Assad Visits Displaced Syrians Outside Damascus

Syria's President Bashar al-Assad (C) speaks with women during his visit to displaced Syrians in the town of Adra in the Damascus countryside March 12, 2014, in this handout photograph released by Syria's national news agency SANA.
Syria's President Bashar al-Assad (C) speaks with women during his visit to displaced Syrians in the town of Adra in the Damascus countryside March 12, 2014, in this handout photograph released by Syria's national news agency SANA.
Reuters
— President Bashar al-Assad visited displaced Syrians in the town of Adra on Wednesday, state media said, in a rare public appearance outside the heart of Damascus.
 
State television said Assad inspected a shelter for people displaced by fighting in Adra, which lies about 12 miles (20 km) northeast of central Damascus and was partly captured by rebels three months ago.
 
A picture on the presidency's Twitter account showed Assad, in a dark jacket and white shirt, talking to a group of women at a building identified as the Dweir shelter.
 
Syrian television said Assad was “listening to their needs” and told them that the state would continue “to secure basic necessities for the displaced until they can return to their homes in Adra and elsewhere”.
 
Assad has made few public appearances since Syria's conflict began three years ago.
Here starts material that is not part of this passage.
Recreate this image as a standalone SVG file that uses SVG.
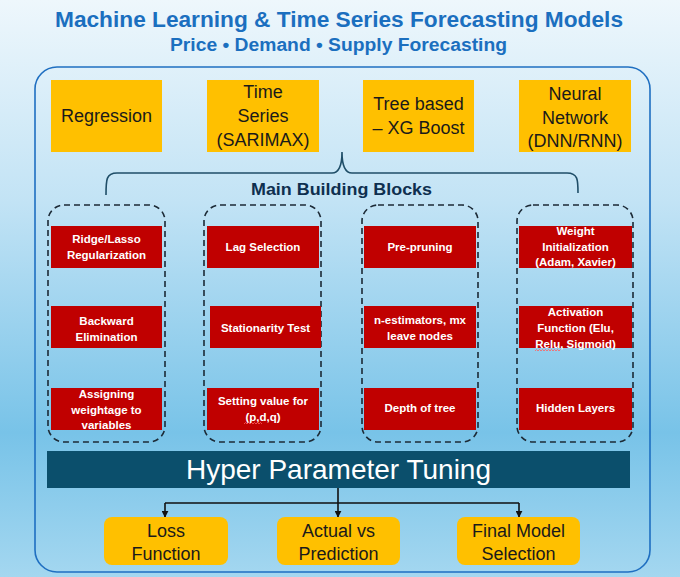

Wednesday's trip underlined his increasing confidence just 18 months after rebels appeared to be challenging his control over the capital.
 
Adra, close to rebel strongholds east of Damascus which are under siege by Assad's forces, is located by the main highway running north from Damascus to Homs which the army has fought to secure from rebel fighters over the last year.
 
Many residents fled Adra in December when mainly Sunni Muslim rebels took over part of the town and killed 28 people in a sectarian attack targeting Druzes, Christians and Alawites - the same sect to which Assad belongs.
 
Adra had a population of about 100,000 including Alawites, Druzes, Christians and Sunni Muslims before the conflict erupted.
 
The Syria crisis, which began with protests against more than 40 years of Assad family rule, became militarized after authorities cracked down on demonstrators and has descended into a civil war in which 140,000 people have been killed.
 
Assad's forces, backed by Shi'ite powers Iran and Hezbollah, are fighting Syrian rebels backed by foreign jihadis and have secured much of the center of the country. Authorities have rejected opposition calls for Assad to step down and are preparing for a presidential election later this year.